Since I’ve started talking about Matthew’s genealogy, I’ve decided to stick with it a bit longer. Most of my students, when they pick up the New Testament and I have them start at the beginning, they begin with Matthew 1:1 and moan. A genealogy?!? Ugh.
I tell them to get over it. This thing is only 16 verses long. C’mon! If you want a GENEALOGY, read 1 Chronicles 1-9. Nine CHAPTERS of fathers and sons, starting with Adam. Now *that* is a genealogy!

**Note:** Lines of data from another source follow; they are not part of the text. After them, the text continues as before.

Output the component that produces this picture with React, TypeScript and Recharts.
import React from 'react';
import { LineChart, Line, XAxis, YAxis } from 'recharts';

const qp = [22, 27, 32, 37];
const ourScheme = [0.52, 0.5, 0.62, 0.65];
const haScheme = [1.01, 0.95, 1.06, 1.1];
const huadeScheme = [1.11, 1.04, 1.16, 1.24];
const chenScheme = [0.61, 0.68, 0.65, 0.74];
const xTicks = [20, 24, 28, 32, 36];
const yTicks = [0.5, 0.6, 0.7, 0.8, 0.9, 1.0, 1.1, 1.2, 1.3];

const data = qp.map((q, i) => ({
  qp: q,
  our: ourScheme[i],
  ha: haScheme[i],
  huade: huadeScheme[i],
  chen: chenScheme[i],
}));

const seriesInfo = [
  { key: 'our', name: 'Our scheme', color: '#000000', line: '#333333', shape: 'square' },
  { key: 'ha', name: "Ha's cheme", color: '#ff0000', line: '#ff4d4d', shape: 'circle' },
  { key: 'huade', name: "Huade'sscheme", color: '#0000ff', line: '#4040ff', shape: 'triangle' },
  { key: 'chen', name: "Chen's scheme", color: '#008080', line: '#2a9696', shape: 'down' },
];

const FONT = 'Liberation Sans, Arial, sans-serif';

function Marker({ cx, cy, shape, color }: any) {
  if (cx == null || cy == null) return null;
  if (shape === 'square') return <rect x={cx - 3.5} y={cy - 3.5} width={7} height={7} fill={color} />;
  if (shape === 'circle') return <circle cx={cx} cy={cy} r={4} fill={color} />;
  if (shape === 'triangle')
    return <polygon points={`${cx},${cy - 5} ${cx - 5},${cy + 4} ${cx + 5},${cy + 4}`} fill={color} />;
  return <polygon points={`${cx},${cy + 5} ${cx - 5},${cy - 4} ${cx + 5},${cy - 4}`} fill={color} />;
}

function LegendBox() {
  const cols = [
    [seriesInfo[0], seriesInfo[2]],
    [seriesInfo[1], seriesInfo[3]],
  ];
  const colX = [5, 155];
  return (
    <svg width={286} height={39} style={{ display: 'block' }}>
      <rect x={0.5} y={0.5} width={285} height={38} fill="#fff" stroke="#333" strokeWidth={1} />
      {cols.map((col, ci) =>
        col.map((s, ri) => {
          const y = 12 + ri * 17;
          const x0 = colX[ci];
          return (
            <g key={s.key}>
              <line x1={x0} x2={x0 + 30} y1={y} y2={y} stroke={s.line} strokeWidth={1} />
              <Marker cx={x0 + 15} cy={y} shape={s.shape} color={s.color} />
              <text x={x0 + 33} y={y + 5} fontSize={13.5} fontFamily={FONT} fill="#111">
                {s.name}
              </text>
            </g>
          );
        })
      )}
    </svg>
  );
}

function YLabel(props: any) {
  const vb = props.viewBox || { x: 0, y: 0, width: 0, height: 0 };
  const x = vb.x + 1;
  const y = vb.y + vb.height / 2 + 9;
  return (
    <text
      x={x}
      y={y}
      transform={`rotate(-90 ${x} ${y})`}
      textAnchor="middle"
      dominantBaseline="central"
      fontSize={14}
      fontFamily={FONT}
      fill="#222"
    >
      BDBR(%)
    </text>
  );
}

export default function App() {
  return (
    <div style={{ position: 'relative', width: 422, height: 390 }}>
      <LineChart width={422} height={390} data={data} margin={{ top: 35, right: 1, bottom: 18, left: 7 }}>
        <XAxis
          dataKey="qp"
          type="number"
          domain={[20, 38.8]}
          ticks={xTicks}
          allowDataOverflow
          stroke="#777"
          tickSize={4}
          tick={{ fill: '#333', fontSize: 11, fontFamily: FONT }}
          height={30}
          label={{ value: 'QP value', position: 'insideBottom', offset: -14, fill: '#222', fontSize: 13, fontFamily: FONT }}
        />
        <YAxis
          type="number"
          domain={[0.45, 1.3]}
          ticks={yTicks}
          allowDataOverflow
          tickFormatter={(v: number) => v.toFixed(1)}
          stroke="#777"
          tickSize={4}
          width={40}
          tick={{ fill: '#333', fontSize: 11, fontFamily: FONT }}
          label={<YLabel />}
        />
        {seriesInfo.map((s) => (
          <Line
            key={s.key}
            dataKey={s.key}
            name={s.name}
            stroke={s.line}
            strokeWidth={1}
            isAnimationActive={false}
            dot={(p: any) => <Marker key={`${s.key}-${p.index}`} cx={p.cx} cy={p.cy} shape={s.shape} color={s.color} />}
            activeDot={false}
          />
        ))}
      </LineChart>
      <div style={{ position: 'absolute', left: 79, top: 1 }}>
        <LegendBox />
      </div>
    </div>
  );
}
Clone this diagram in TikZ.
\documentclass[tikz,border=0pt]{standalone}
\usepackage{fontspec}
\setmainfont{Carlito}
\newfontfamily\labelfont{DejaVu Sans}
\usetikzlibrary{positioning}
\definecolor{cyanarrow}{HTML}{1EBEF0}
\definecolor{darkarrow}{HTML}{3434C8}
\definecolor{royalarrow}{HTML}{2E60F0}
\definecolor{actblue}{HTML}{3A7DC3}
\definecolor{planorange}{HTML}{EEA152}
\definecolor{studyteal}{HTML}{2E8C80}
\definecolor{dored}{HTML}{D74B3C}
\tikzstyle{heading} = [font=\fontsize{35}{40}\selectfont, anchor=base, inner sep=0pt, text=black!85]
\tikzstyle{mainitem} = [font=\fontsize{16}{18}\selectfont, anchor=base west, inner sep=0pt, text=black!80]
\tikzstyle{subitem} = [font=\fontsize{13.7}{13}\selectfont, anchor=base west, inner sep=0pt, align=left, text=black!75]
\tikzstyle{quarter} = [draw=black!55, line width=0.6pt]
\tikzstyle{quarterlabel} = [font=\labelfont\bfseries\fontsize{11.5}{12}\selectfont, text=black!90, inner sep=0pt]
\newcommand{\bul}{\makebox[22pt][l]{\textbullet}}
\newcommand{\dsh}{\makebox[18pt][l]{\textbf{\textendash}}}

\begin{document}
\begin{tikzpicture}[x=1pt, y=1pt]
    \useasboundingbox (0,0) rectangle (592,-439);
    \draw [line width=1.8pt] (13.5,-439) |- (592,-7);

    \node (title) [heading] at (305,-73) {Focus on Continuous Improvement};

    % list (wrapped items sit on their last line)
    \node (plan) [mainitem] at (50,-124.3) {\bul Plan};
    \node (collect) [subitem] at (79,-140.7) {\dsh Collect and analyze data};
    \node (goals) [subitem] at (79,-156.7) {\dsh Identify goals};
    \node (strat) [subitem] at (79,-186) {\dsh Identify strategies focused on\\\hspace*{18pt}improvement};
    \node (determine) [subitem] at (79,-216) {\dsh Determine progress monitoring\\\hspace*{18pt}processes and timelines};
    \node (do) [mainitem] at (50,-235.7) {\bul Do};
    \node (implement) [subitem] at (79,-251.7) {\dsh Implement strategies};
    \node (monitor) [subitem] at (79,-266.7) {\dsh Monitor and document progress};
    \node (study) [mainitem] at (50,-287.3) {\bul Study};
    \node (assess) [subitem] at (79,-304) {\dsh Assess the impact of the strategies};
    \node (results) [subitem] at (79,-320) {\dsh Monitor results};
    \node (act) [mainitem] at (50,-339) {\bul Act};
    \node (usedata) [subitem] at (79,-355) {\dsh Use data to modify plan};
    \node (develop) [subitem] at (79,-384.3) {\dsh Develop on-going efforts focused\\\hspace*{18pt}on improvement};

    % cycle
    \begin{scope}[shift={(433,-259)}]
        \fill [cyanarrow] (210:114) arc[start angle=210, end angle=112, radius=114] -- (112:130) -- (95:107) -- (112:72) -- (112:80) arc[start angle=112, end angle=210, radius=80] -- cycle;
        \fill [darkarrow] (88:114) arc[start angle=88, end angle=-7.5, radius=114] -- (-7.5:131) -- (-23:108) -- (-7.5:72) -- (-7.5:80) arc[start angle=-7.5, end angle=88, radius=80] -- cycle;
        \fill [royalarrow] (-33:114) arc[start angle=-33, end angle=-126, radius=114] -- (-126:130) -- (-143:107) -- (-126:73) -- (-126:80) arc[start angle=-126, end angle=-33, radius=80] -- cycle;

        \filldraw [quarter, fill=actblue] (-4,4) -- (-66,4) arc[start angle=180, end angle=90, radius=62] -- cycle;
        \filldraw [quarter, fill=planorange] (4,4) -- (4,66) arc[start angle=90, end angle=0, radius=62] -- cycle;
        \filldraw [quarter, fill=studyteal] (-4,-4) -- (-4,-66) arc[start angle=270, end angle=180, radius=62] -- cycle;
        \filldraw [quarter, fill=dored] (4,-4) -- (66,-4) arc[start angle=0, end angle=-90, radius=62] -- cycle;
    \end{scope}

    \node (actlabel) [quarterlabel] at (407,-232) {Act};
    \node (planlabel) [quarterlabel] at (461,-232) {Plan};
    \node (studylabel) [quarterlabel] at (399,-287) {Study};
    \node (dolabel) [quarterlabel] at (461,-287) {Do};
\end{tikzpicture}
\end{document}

(Anecdote: when I was an undergraduate at Moody Bible Institute in the mid 70’s, for some reason I had to take a correspondence course to fill out one of my requirements. This is back when a correspondence course meant doing it as correspondence — through the mail! It was some kind of broadly based Bible class, and one of the requirements was that you had to memorize and then reproduce a certain number of verses from the Bible. You could choose. Just your favorite verses. They were expecting, of course, things like Psalm 23 or John 1:1-4 or John 3:16-18 or Phil. 2:6-11. So I made my choices and they were all like my opening passage: 1 Chronicles 4:11-16. They didn’t think it was very funny….)
Anyway, Matthew’s genealogy may be short, but it is fascinating and telling — not only because of the 14-14-14 schema I’ve discussed. For another thing, there are four women who appear in it. Women?? In an ancient Jewish genealogy? What’s *that* all about? And those particular women! Now that’s a serious puzzle. Here’s the brief discussion I devote to it in my NT textbook.

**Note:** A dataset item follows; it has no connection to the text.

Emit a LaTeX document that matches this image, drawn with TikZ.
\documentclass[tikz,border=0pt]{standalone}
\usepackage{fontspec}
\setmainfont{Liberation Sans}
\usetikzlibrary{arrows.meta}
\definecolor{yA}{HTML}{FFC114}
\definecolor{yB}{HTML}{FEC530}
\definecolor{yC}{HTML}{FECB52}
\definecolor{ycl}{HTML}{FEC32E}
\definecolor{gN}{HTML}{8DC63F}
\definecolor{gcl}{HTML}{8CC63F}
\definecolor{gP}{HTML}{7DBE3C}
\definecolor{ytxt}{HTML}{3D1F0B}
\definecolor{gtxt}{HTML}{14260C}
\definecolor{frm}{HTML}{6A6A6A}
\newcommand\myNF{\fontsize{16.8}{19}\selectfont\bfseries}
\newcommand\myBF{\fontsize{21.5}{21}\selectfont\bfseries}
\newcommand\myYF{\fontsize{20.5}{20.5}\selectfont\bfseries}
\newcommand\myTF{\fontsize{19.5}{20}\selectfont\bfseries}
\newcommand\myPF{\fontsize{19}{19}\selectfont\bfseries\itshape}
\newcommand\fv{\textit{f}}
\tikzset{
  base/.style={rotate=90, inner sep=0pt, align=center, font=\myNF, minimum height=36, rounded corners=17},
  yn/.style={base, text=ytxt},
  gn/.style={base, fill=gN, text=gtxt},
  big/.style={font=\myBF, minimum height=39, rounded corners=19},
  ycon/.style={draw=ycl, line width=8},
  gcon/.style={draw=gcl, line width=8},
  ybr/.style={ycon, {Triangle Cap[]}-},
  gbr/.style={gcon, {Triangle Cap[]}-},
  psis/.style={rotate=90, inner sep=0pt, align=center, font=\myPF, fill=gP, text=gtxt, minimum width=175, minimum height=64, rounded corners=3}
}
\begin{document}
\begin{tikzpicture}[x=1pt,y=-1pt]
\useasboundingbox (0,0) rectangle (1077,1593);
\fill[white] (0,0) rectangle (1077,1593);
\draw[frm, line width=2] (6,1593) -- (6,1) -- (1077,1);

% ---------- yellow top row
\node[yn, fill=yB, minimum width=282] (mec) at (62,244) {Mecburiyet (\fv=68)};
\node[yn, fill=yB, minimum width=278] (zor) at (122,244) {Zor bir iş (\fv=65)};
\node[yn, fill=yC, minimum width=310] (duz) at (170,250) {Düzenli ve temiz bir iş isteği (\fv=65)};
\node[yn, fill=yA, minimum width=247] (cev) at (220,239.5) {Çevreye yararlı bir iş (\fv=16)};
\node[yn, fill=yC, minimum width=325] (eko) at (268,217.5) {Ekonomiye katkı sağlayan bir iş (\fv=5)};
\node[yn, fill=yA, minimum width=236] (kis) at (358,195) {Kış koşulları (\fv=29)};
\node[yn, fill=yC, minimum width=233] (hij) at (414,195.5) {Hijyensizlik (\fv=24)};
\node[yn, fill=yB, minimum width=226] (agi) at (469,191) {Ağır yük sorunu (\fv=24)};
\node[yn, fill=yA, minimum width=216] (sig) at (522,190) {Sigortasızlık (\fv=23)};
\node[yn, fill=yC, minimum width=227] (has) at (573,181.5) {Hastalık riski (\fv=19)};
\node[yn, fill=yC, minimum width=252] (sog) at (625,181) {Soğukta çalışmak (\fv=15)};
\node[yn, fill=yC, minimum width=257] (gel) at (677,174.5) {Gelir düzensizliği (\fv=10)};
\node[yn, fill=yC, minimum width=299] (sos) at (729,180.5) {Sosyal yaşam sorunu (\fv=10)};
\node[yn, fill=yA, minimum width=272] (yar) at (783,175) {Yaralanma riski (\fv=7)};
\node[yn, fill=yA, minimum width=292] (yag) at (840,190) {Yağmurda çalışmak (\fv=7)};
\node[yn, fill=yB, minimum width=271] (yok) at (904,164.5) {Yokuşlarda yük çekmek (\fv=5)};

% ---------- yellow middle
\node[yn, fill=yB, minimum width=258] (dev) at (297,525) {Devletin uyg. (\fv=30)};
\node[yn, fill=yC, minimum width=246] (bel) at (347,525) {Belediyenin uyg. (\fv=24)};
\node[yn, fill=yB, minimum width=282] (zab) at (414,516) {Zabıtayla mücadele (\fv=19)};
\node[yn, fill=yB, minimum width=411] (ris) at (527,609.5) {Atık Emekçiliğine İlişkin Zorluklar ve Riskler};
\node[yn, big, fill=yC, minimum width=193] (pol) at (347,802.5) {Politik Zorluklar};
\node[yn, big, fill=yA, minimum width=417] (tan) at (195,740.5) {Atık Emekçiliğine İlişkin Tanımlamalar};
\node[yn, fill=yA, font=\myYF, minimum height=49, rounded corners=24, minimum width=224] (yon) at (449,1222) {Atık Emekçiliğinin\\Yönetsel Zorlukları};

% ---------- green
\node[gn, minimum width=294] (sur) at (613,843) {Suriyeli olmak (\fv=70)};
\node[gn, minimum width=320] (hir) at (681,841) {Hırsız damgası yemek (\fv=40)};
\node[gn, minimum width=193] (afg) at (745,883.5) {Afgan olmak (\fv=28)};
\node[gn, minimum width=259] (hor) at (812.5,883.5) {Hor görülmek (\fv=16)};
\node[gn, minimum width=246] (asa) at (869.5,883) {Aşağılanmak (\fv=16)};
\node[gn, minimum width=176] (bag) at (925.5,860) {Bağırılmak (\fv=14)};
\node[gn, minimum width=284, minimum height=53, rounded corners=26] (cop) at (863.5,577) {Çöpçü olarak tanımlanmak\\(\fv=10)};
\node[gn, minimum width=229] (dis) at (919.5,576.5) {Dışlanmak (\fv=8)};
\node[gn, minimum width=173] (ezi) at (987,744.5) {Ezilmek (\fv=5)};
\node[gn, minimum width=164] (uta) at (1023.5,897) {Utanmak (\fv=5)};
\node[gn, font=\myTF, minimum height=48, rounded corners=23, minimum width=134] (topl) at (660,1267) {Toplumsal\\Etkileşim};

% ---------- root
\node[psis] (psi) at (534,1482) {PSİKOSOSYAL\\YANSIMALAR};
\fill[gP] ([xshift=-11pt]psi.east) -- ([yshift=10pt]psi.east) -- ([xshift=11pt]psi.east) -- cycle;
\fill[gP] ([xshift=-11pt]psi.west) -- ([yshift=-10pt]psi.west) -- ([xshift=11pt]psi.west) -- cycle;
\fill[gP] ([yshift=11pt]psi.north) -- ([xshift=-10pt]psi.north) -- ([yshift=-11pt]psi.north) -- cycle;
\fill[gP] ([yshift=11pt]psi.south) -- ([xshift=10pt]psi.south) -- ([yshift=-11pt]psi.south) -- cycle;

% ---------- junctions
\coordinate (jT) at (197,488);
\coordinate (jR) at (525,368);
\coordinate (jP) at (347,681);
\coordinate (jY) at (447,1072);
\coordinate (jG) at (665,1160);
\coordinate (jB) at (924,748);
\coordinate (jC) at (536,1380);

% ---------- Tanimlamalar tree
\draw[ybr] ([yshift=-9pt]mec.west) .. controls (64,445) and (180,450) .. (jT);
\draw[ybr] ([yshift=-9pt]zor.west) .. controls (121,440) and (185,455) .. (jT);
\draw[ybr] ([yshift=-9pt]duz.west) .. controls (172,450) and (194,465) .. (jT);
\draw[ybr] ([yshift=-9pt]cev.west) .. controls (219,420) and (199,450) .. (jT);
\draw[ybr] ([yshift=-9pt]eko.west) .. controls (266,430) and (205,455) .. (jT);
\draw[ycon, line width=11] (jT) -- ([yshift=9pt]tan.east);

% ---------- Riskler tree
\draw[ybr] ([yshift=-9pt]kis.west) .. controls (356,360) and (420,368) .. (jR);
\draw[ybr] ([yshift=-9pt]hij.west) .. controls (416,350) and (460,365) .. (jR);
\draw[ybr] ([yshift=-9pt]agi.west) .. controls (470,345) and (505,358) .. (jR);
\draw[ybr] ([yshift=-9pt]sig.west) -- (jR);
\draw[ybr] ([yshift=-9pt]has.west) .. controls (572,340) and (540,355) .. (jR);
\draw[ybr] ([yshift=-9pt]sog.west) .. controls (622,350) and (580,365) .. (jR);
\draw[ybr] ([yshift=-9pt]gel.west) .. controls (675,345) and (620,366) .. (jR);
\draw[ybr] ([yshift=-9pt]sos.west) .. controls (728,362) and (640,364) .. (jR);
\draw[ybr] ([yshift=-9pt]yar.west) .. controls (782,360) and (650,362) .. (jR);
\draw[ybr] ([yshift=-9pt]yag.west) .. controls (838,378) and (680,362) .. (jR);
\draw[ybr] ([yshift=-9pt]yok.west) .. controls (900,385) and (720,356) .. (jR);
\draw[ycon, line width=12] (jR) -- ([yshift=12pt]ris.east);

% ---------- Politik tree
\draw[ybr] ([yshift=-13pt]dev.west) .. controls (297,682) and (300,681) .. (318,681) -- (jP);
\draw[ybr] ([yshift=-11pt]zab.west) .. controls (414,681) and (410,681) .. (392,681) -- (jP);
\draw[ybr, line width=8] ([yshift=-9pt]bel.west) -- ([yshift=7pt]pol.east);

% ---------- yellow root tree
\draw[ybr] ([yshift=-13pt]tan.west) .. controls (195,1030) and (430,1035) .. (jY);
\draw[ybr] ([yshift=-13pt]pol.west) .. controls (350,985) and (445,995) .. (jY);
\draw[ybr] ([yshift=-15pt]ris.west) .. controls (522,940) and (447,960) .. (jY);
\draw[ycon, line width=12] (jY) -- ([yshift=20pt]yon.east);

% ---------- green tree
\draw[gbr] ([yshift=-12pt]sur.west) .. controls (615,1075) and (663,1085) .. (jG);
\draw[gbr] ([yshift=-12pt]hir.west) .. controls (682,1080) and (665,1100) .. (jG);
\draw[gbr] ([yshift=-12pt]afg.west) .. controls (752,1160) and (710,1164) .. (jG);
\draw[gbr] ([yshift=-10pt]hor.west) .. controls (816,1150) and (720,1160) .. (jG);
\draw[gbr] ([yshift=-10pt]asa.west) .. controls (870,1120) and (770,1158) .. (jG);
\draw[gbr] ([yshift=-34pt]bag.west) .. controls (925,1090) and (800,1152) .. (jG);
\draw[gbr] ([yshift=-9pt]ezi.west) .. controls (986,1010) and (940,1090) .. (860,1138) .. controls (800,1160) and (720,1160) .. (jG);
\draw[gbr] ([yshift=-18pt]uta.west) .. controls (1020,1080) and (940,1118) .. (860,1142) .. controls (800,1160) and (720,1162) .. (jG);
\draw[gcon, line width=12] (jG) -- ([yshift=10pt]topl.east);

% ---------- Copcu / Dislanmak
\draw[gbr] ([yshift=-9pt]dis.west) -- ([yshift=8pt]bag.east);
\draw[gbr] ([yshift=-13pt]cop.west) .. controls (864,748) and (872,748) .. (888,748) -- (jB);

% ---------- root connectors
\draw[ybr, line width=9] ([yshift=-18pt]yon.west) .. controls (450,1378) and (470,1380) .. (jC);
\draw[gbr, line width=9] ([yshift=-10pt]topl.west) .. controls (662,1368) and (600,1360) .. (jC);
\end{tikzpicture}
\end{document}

There is one other interesting and frequently-noted feature of Matthew’s genealogy of Jesus (actually, not of Jesus, but of Joseph). That is the fact that it makes explicit reference to women among Jesus’ ancestors. That is highly unusual. Women scarcely ever appear in most ancient Israelite and Jewish genealogies, which invariably trace a person’s lineage from father to son (or vice versa) all the way back through the family line; see, as I pointed out earlier, 1 Chronicles 1-9. Where are the women? For ancient genealogists, as a rule, they were not important enough to mention.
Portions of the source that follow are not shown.